[Rows from a dataset of charts and code]
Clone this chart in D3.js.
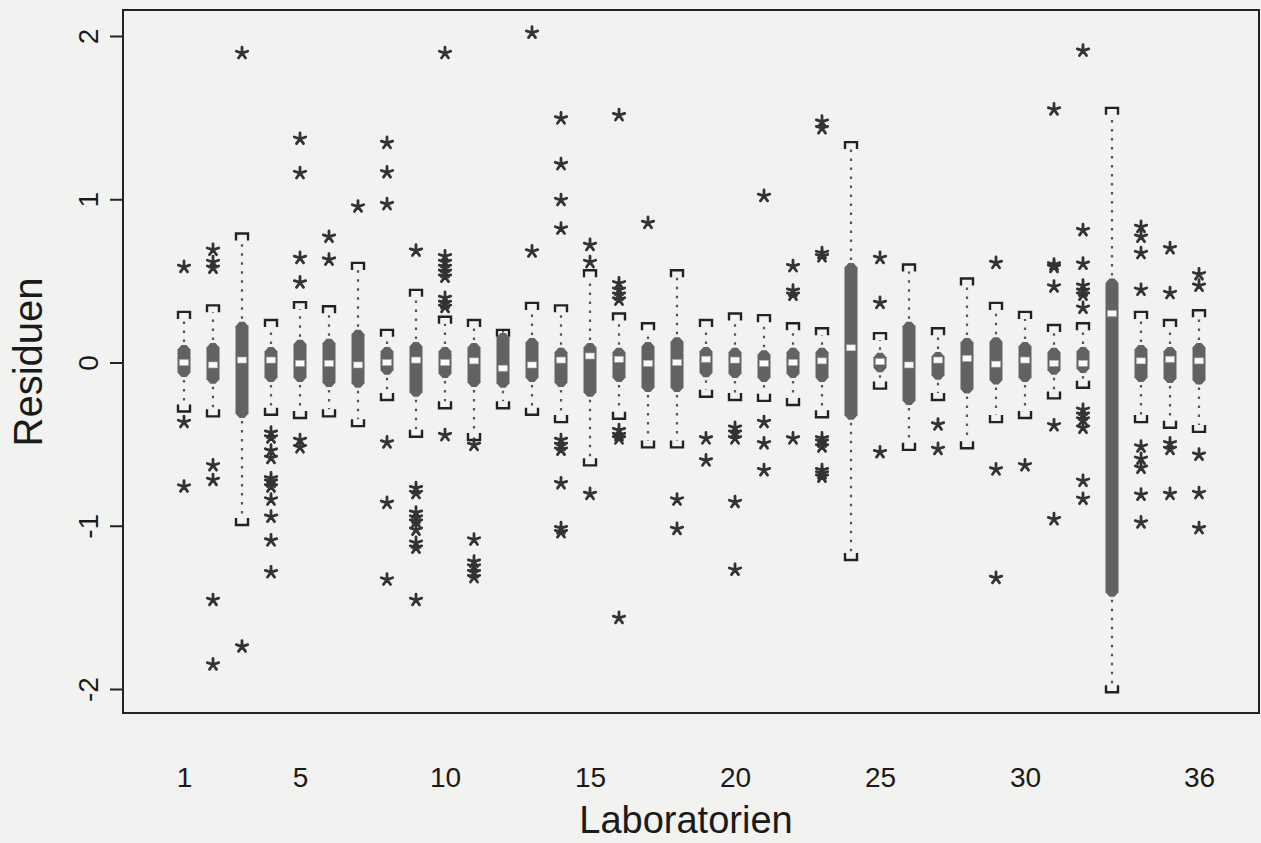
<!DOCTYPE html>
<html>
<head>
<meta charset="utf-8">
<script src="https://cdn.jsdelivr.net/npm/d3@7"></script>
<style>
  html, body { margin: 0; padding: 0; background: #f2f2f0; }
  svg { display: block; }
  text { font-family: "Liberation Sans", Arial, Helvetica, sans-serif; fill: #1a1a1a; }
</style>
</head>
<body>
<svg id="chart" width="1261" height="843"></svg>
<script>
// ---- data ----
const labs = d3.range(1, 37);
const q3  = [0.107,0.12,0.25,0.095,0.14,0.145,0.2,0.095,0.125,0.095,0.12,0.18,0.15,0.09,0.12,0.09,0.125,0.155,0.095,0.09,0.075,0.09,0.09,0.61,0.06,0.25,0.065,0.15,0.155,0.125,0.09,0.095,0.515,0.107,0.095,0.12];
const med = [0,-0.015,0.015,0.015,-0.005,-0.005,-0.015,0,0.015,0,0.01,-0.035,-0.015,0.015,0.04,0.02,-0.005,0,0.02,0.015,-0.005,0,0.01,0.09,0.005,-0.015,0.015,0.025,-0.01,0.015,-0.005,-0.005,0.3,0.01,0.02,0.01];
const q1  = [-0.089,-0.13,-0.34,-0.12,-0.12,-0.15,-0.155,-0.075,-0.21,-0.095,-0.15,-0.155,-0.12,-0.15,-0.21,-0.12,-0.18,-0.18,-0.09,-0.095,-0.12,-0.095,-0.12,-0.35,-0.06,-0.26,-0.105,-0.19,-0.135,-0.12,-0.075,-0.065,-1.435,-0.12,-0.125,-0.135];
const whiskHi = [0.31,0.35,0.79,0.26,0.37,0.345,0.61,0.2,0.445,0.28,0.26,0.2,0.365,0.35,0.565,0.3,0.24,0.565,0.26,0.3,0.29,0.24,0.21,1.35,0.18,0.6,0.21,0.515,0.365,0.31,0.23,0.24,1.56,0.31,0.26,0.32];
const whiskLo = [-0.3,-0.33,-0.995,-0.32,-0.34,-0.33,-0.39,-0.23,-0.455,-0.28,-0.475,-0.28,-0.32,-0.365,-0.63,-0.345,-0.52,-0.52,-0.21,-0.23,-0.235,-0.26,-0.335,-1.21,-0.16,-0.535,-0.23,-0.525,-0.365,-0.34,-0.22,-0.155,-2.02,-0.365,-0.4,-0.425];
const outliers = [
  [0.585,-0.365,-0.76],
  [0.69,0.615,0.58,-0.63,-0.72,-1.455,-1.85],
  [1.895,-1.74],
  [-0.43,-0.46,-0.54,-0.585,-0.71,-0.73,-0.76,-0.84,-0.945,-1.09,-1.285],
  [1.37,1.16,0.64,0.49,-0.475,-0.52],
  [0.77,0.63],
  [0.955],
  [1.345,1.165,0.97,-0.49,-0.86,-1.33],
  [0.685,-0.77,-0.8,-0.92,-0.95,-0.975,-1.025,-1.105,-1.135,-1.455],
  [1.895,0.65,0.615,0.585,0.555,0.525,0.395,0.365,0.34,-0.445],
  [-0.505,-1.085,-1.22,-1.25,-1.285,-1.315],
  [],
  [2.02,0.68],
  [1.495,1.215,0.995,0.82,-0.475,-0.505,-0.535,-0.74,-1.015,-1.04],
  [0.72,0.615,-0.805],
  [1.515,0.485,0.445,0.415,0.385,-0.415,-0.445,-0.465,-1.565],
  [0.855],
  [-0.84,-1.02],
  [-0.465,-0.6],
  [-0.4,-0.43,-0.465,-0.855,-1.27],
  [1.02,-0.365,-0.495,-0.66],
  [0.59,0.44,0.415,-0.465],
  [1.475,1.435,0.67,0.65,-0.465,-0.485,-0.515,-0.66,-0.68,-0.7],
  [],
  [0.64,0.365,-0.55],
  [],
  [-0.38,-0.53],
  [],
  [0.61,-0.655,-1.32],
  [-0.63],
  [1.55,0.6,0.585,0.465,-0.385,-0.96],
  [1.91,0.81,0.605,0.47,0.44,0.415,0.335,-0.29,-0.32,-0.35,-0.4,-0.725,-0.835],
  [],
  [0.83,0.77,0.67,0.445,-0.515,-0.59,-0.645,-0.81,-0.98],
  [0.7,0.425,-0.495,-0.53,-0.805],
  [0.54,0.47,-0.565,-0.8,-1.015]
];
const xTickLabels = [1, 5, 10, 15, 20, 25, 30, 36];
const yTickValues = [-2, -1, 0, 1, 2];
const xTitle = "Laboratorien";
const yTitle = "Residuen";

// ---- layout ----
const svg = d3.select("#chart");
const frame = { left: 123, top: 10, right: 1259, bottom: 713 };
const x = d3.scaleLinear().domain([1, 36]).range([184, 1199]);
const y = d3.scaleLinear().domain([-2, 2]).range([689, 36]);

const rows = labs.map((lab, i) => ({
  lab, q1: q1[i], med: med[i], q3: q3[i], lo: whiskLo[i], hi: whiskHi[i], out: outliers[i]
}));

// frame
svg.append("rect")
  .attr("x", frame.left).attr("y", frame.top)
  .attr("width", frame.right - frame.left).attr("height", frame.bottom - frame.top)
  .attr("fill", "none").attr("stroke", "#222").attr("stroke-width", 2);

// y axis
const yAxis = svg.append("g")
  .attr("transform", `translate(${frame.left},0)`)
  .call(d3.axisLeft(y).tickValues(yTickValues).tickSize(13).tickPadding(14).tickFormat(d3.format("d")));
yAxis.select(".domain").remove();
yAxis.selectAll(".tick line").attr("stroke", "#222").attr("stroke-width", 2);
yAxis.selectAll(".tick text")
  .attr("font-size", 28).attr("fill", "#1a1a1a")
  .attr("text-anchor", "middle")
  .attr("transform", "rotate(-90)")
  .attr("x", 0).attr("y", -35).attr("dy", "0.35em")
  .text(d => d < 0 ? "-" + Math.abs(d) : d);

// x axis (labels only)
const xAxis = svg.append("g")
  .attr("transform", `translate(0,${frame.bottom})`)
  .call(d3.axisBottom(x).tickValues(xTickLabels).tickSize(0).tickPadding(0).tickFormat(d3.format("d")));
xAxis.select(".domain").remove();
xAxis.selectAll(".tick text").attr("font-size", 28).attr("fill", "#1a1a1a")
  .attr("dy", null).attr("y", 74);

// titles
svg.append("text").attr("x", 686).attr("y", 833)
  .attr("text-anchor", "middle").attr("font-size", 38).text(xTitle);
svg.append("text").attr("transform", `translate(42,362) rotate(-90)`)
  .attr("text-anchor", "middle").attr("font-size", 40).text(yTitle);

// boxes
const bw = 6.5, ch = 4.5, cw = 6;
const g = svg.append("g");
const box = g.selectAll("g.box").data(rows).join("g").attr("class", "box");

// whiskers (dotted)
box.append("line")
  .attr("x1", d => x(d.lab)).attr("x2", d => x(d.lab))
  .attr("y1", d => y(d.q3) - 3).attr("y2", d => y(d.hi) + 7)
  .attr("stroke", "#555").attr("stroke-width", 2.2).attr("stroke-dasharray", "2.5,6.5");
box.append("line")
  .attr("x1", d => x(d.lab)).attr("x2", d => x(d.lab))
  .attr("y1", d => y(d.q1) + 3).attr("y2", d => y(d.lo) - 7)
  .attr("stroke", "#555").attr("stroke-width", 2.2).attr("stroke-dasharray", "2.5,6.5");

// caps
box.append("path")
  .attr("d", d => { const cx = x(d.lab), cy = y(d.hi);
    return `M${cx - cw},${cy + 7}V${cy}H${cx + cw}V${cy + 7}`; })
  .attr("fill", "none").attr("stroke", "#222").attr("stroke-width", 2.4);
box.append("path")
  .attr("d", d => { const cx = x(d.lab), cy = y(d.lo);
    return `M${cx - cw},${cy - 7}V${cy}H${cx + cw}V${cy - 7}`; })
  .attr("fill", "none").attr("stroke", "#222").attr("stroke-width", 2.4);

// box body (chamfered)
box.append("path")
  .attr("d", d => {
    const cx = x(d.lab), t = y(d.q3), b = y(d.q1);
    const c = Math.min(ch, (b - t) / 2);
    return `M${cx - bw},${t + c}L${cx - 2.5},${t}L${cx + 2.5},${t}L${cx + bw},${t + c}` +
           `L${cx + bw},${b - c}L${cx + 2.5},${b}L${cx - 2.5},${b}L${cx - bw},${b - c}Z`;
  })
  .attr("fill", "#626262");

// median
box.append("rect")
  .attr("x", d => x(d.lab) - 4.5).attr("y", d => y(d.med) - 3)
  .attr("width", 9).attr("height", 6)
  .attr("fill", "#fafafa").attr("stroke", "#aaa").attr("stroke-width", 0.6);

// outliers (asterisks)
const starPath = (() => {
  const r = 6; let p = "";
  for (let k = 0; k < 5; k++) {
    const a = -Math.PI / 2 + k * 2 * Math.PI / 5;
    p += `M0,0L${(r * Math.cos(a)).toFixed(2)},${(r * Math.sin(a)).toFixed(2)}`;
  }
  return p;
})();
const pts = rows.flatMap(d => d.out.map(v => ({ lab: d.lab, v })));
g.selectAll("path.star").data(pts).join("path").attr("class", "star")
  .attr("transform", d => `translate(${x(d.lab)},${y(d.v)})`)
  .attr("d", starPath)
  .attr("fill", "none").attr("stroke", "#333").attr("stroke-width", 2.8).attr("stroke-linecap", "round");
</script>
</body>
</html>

--

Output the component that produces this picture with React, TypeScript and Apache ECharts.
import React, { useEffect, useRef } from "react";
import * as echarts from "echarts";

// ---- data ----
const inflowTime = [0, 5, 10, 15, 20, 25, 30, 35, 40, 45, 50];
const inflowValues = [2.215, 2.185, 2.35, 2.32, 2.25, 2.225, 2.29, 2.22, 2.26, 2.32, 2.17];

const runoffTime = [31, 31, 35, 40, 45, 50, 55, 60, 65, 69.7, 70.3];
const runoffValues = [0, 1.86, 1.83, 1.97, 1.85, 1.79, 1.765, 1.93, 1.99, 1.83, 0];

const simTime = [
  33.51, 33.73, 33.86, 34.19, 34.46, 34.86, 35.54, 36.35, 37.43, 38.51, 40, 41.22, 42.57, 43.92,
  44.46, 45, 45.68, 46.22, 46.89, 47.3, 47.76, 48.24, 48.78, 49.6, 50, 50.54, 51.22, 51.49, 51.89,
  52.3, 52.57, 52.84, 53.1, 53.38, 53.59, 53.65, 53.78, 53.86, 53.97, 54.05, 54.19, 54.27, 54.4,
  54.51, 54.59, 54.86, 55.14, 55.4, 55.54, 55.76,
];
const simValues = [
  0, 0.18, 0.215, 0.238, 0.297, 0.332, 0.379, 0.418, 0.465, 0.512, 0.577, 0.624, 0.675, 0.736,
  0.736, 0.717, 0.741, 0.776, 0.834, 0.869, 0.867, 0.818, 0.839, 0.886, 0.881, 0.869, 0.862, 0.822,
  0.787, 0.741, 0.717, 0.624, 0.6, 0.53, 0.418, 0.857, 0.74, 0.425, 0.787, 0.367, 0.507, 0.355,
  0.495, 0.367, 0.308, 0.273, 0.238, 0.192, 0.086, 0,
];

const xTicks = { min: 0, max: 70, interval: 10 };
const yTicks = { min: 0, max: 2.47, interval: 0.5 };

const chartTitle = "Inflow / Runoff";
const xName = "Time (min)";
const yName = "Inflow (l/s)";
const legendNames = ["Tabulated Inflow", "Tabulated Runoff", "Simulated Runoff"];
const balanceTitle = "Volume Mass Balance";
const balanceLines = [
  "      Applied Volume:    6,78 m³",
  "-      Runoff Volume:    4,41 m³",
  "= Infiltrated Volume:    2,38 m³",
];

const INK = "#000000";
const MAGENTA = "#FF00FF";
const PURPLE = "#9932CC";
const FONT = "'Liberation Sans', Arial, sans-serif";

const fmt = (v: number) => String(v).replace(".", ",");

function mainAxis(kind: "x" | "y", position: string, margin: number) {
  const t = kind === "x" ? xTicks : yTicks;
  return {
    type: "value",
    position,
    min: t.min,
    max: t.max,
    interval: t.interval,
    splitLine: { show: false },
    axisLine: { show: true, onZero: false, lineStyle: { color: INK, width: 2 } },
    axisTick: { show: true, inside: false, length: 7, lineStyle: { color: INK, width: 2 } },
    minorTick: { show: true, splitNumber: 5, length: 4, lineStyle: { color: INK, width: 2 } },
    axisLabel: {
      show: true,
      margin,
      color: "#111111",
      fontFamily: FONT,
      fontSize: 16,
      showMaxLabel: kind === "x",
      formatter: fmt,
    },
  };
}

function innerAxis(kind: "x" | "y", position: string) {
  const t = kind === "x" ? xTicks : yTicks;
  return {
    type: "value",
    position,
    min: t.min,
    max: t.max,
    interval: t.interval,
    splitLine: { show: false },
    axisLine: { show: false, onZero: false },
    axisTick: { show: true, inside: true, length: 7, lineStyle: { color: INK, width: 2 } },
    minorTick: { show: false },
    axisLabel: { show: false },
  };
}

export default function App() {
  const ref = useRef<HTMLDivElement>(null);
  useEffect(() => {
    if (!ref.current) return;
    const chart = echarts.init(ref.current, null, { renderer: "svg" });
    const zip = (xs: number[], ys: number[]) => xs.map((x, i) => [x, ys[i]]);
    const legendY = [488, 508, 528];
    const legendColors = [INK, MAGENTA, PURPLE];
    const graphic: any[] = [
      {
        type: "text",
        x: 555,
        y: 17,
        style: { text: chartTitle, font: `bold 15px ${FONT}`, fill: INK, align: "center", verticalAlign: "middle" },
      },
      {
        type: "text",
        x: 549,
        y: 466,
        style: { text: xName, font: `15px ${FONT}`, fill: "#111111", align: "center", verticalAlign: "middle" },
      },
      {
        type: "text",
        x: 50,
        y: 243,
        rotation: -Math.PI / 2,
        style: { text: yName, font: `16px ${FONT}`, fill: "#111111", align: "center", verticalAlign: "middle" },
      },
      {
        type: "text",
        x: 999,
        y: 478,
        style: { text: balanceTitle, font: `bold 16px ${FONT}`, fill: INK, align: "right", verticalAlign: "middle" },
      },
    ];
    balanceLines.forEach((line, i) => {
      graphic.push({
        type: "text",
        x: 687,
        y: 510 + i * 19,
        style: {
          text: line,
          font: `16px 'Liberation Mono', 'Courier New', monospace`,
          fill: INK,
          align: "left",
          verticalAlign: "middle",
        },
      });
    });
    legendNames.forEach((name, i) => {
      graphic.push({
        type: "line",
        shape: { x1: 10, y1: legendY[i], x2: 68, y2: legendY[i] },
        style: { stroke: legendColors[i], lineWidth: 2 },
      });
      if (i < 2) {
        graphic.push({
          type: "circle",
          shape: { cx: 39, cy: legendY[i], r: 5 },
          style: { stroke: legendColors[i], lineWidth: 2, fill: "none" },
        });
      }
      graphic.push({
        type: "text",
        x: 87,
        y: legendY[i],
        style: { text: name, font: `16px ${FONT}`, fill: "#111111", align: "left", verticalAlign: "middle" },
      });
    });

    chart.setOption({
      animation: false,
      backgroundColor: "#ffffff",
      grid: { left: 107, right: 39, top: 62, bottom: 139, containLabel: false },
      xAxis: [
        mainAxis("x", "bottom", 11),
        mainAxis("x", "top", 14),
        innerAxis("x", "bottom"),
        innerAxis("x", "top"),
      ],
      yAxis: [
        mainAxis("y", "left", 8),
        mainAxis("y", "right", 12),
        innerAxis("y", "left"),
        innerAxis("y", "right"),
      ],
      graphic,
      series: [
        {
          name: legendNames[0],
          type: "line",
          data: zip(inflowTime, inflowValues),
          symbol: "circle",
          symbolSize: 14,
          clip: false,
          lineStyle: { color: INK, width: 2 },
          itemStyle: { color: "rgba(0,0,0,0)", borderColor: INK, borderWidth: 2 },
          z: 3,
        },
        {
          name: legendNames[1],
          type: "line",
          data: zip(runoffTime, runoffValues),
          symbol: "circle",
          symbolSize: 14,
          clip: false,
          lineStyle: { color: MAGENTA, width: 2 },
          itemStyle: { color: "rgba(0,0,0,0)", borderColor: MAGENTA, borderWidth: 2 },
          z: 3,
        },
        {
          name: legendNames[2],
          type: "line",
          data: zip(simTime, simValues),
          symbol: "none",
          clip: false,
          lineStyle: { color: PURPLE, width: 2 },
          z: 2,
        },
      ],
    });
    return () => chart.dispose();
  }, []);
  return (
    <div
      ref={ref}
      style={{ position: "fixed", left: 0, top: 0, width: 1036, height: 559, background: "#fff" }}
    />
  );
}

*TASK REQUIREMENTS*
Exactly the lines from the one holding "Output the component" through the one holding "1.99, 1.83, 0];" should be printed, ends included.

*THE COMPLETED TASK*
Output the component that produces this picture with React, TypeScript and Apache ECharts.
import React, { useEffect, useRef } from "react";
import * as echarts from "echarts";

// ---- data ----
const inflowTime = [0, 5, 10, 15, 20, 25, 30, 35, 40, 45, 50];
const inflowValues = [2.215, 2.185, 2.35, 2.32, 2.25, 2.225, 2.29, 2.22, 2.26, 2.32, 2.17];

const runoffTime = [31, 31, 35, 40, 45, 50, 55, 60, 65, 69.7, 70.3];
const runoffValues = [0, 1.86, 1.83, 1.97, 1.85, 1.79, 1.765, 1.93, 1.99, 1.83, 0];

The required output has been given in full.